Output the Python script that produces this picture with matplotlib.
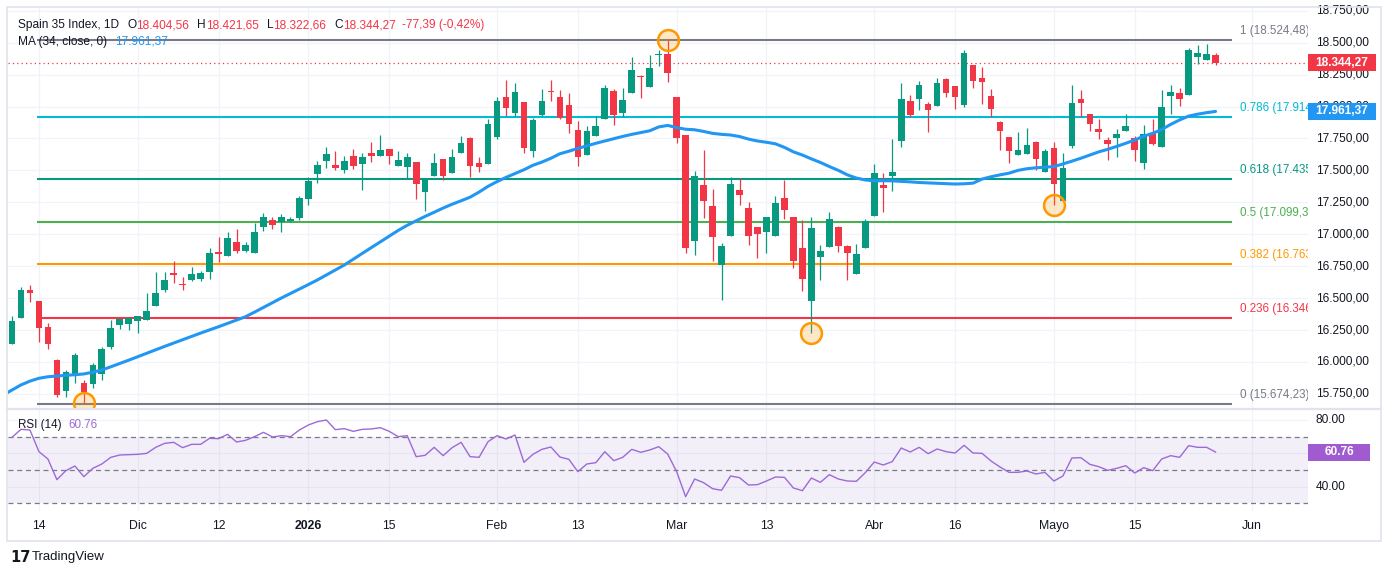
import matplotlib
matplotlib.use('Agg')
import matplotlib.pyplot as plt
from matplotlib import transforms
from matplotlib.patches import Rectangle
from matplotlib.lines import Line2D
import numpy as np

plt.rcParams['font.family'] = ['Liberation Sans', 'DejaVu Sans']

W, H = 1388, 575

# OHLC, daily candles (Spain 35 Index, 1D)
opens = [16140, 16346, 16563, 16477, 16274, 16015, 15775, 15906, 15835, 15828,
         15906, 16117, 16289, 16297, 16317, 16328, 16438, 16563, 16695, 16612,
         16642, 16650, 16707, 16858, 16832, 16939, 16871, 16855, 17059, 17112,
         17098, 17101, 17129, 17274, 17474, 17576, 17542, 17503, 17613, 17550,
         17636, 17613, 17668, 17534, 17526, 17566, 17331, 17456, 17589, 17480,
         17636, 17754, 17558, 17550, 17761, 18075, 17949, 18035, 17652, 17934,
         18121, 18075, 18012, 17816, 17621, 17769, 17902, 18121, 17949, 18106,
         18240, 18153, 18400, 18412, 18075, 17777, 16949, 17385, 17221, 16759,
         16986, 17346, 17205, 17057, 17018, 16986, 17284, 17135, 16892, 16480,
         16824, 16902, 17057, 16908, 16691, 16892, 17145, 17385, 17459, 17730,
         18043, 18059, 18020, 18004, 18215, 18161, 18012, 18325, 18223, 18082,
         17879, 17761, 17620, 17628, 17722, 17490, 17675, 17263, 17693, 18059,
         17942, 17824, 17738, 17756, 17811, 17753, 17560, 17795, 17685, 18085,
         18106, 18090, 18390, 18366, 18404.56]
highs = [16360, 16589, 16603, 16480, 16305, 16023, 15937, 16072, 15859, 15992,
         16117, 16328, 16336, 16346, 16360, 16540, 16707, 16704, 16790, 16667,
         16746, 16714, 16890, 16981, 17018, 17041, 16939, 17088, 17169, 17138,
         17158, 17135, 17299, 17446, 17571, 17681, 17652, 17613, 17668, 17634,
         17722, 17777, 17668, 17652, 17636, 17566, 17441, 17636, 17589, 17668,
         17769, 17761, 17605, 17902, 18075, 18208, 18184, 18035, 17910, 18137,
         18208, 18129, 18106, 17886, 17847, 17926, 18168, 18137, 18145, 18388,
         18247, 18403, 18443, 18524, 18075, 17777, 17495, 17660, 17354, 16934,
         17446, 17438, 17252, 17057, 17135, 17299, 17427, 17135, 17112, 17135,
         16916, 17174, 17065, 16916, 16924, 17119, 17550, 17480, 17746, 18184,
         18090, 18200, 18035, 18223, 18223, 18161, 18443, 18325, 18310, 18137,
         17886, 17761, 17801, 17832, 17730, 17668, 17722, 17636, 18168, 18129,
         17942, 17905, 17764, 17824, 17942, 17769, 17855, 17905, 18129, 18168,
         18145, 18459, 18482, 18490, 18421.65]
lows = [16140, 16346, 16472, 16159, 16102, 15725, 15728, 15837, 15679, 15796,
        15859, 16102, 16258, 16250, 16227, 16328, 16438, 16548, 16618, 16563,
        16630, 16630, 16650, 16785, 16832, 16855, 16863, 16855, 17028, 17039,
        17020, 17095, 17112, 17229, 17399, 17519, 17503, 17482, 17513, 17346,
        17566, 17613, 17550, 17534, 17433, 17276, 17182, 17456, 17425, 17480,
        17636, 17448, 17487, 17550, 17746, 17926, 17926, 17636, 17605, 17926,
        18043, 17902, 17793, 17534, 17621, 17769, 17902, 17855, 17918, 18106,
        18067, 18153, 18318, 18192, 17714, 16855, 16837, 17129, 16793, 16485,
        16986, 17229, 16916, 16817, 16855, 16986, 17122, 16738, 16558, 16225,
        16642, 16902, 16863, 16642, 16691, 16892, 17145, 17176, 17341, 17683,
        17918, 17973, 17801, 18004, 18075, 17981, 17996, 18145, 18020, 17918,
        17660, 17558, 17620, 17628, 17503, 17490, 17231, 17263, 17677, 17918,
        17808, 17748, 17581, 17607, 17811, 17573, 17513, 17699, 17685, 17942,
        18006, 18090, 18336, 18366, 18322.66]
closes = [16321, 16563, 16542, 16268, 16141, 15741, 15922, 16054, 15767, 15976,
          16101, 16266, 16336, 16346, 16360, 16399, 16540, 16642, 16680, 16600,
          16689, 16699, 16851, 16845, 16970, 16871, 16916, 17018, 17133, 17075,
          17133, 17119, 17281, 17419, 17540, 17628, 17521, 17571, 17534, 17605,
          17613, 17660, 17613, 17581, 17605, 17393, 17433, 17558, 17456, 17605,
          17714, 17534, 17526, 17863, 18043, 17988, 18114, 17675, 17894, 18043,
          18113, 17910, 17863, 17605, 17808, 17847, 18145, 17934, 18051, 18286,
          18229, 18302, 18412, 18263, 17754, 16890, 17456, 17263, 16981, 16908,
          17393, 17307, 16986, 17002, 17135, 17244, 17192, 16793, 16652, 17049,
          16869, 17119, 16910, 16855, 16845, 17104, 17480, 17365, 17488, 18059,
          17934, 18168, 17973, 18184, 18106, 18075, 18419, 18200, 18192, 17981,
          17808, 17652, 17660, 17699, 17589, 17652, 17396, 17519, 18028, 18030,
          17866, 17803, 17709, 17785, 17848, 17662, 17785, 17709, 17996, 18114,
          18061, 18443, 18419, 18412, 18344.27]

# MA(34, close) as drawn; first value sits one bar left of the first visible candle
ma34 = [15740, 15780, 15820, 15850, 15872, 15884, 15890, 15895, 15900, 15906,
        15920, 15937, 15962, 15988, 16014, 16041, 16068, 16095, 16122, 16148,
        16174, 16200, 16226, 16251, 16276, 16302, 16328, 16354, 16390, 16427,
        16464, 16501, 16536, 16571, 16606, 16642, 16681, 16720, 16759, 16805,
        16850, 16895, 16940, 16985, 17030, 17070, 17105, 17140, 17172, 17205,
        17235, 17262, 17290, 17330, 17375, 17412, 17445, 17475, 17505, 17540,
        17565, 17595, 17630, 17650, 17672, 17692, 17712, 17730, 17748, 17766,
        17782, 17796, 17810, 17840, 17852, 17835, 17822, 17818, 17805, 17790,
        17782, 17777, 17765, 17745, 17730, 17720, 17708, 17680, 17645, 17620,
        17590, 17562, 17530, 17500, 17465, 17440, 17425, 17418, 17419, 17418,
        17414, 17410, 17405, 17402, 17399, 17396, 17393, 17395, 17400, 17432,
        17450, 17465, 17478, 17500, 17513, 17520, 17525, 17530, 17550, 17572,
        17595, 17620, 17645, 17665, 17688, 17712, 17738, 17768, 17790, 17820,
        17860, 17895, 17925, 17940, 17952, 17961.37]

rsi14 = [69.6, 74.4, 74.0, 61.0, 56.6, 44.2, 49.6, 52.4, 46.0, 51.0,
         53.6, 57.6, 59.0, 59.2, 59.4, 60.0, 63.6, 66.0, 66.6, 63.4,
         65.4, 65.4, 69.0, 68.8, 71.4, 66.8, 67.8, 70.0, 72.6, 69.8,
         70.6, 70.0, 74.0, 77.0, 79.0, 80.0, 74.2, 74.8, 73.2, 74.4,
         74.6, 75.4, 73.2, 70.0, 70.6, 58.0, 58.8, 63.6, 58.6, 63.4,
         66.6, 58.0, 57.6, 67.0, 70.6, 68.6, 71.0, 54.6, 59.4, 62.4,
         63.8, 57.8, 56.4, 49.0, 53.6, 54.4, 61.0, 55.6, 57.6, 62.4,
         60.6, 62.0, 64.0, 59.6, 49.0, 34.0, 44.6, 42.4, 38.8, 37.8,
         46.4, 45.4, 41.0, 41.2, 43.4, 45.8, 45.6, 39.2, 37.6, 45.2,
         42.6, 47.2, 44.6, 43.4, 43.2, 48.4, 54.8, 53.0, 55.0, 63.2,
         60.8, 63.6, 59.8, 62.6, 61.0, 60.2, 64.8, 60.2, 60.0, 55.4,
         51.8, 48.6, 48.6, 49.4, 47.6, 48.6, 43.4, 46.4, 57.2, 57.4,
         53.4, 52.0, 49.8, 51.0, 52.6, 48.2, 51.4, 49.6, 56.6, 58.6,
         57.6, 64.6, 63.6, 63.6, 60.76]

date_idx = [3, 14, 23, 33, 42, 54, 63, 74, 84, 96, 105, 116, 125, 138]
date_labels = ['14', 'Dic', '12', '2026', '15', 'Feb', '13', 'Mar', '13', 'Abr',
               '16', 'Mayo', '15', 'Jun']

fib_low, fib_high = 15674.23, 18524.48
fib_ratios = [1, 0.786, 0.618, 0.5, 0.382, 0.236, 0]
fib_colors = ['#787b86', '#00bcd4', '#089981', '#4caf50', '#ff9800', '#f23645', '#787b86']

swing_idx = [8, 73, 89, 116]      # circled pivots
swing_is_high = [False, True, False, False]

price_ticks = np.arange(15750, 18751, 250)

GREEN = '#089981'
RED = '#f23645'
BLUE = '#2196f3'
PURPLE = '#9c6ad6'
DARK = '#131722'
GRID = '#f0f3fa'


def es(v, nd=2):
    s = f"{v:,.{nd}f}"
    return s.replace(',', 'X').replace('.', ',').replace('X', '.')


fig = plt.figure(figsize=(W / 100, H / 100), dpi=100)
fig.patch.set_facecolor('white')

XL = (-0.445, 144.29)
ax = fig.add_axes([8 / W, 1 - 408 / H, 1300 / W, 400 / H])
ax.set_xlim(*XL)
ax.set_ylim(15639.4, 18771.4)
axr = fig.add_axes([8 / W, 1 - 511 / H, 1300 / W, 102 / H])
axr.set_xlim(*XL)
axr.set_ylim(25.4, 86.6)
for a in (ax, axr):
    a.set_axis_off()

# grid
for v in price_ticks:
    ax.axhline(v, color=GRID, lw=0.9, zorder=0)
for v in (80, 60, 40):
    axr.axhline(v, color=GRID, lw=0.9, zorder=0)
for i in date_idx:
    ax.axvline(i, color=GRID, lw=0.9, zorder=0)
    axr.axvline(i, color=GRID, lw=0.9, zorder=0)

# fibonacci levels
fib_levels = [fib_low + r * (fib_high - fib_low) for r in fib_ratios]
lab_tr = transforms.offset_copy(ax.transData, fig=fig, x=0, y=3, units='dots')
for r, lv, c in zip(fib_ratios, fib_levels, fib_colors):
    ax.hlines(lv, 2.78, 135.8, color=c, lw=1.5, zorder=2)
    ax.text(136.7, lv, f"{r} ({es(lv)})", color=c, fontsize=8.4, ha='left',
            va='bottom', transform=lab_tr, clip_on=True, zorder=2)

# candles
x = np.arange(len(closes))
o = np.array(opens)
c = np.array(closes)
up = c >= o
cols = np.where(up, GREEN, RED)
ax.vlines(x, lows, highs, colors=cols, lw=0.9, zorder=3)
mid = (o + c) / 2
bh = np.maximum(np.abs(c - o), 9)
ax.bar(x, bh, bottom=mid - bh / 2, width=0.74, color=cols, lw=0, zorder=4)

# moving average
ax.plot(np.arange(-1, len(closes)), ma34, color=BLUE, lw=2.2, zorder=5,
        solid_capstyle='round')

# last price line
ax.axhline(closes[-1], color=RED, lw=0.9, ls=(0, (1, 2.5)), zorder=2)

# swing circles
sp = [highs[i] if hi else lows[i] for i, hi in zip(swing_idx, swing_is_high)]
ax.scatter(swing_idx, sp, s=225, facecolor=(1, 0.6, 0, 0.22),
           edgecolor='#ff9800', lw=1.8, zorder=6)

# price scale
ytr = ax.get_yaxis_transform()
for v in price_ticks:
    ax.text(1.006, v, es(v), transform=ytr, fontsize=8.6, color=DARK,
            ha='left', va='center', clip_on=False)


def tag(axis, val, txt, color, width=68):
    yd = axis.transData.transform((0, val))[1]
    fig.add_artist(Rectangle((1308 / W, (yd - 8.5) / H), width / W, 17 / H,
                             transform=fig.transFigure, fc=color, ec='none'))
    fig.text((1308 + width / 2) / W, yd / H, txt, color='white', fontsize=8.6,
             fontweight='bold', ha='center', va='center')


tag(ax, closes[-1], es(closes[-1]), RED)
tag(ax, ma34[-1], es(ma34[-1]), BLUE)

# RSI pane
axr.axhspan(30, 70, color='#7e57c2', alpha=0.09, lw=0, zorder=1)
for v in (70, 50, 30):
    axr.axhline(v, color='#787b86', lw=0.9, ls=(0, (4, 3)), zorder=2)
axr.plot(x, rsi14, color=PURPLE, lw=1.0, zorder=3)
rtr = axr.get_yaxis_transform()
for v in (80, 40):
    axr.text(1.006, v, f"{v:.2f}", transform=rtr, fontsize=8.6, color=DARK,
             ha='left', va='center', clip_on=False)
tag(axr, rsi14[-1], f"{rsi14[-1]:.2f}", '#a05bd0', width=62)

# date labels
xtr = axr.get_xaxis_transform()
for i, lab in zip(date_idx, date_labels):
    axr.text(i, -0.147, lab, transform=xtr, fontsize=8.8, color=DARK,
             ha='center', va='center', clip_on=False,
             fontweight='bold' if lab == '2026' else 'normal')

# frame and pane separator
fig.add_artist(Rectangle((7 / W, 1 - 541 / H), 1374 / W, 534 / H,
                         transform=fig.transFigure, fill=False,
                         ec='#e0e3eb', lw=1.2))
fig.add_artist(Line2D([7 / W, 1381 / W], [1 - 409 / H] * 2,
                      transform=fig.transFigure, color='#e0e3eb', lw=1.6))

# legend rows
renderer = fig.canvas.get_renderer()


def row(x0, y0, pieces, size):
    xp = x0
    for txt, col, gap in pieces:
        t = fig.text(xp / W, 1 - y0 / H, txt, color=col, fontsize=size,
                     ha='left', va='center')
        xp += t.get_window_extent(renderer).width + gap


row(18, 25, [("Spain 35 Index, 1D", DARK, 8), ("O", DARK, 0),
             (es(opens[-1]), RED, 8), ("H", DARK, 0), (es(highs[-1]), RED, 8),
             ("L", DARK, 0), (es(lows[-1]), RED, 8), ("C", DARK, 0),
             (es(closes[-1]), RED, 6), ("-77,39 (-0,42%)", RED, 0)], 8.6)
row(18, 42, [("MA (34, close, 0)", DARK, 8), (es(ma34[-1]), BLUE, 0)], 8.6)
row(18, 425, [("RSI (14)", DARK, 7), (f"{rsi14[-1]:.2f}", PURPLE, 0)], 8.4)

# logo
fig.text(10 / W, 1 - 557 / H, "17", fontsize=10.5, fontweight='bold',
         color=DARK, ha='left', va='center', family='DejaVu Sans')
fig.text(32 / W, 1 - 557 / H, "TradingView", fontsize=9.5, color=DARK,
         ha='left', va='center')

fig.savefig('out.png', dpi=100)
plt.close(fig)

━━━━━━━━━━

* The problem
Please extract exactly the lines of the data, from the first through the line containing "W, H = 1388, 575", and add no pictures to the copy.

* Response to the task
Output the Python script that produces this picture with matplotlib.
import matplotlib
matplotlib.use('Agg')
import matplotlib.pyplot as plt
from matplotlib import transforms
from matplotlib.patches import Rectangle
from matplotlib.lines import Line2D
import numpy as np

plt.rcParams['font.family'] = ['Liberation Sans', 'DejaVu Sans']

W, H = 1388, 575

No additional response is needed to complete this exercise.